WHAT THE TASK ASKS
Show every line containing "matplotlib" by copying it.

------------------------------------------------------------

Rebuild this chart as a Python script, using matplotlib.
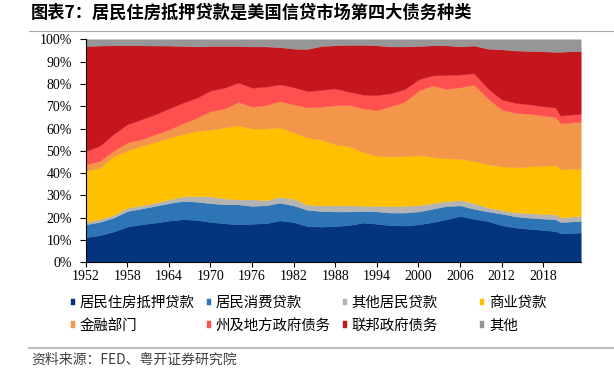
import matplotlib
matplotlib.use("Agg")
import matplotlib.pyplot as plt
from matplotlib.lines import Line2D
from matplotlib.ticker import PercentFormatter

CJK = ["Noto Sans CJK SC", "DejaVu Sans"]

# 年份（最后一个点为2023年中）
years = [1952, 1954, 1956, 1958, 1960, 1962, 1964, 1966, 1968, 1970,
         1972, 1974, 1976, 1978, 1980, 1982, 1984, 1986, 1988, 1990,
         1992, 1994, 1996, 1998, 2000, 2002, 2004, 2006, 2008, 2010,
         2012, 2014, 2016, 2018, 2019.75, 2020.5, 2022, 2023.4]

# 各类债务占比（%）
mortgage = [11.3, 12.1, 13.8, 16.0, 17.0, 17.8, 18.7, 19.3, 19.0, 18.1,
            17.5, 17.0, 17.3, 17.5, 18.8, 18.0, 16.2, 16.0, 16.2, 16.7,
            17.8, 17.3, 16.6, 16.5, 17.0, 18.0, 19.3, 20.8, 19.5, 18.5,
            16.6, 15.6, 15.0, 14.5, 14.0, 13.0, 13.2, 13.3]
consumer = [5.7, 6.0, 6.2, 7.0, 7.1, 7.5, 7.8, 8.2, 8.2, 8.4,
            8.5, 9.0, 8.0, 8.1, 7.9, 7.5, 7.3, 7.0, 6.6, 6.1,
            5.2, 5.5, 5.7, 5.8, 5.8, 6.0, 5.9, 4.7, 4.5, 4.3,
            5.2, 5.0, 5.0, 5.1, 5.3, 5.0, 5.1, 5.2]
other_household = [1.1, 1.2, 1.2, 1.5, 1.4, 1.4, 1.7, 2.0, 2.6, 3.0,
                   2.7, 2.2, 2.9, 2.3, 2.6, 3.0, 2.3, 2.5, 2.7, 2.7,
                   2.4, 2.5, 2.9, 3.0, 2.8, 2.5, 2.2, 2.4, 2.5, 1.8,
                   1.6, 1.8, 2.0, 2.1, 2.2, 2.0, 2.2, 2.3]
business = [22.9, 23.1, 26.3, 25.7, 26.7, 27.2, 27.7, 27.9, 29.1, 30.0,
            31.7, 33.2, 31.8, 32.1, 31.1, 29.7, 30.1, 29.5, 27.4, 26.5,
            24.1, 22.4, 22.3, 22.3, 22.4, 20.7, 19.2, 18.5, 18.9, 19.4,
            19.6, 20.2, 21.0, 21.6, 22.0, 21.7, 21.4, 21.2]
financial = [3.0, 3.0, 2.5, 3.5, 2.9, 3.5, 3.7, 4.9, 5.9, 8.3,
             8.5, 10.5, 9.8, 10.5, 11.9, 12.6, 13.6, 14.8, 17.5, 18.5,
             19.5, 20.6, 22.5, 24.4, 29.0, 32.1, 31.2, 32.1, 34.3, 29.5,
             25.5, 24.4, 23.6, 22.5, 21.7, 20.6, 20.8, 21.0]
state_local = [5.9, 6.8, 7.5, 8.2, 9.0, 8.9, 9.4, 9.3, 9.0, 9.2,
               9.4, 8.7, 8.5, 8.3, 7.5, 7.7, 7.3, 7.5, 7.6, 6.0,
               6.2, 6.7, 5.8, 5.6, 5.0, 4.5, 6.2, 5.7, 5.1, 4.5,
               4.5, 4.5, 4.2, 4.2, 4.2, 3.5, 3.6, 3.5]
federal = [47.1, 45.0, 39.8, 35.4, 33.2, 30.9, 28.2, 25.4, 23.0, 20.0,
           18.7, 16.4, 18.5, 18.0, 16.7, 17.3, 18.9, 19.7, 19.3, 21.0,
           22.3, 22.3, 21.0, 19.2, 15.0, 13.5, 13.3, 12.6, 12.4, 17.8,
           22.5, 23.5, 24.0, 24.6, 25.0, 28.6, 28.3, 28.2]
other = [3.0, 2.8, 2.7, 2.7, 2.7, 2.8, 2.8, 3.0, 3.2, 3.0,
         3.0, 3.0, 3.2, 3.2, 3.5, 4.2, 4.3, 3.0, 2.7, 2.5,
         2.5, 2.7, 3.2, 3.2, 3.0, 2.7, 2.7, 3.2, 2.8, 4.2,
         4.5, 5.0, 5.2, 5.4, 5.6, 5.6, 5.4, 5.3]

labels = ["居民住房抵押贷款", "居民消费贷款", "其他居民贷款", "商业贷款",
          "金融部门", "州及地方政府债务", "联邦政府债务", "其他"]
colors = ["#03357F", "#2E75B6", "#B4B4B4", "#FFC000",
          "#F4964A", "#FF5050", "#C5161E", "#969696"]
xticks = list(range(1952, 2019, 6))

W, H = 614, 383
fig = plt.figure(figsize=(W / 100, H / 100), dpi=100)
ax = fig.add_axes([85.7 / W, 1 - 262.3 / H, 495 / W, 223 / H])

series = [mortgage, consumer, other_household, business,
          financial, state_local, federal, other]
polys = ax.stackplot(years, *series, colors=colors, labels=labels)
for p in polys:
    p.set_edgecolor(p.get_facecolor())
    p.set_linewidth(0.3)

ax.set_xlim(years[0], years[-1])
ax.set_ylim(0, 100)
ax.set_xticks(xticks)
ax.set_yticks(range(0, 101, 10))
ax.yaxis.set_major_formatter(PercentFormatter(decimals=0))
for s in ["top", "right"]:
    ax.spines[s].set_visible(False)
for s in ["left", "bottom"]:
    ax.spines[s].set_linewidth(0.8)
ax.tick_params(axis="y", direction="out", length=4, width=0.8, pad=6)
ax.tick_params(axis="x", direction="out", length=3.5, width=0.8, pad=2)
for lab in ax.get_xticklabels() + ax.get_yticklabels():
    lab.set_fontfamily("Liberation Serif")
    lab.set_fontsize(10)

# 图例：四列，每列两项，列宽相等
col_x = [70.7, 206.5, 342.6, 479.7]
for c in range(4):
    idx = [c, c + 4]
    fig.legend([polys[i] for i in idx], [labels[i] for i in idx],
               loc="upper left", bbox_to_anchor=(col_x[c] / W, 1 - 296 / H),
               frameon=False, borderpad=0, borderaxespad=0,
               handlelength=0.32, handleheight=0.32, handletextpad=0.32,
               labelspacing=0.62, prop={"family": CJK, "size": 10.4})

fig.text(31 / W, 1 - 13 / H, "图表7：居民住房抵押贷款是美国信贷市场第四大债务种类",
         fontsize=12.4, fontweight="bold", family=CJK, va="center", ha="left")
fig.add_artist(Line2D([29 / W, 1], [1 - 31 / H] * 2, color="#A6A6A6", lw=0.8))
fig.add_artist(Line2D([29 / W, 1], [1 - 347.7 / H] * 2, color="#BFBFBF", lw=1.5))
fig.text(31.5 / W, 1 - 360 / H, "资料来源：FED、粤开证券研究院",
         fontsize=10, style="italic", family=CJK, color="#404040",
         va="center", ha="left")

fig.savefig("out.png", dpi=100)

------------------------------------------------------------

RESPONSE FOR THIS EXERCISE
Rebuild this chart as a Python script, using matplotlib.
import matplotlib
matplotlib.use("Agg")
import matplotlib.pyplot as plt
from matplotlib.lines import Line2D
from matplotlib.ticker import PercentFormatter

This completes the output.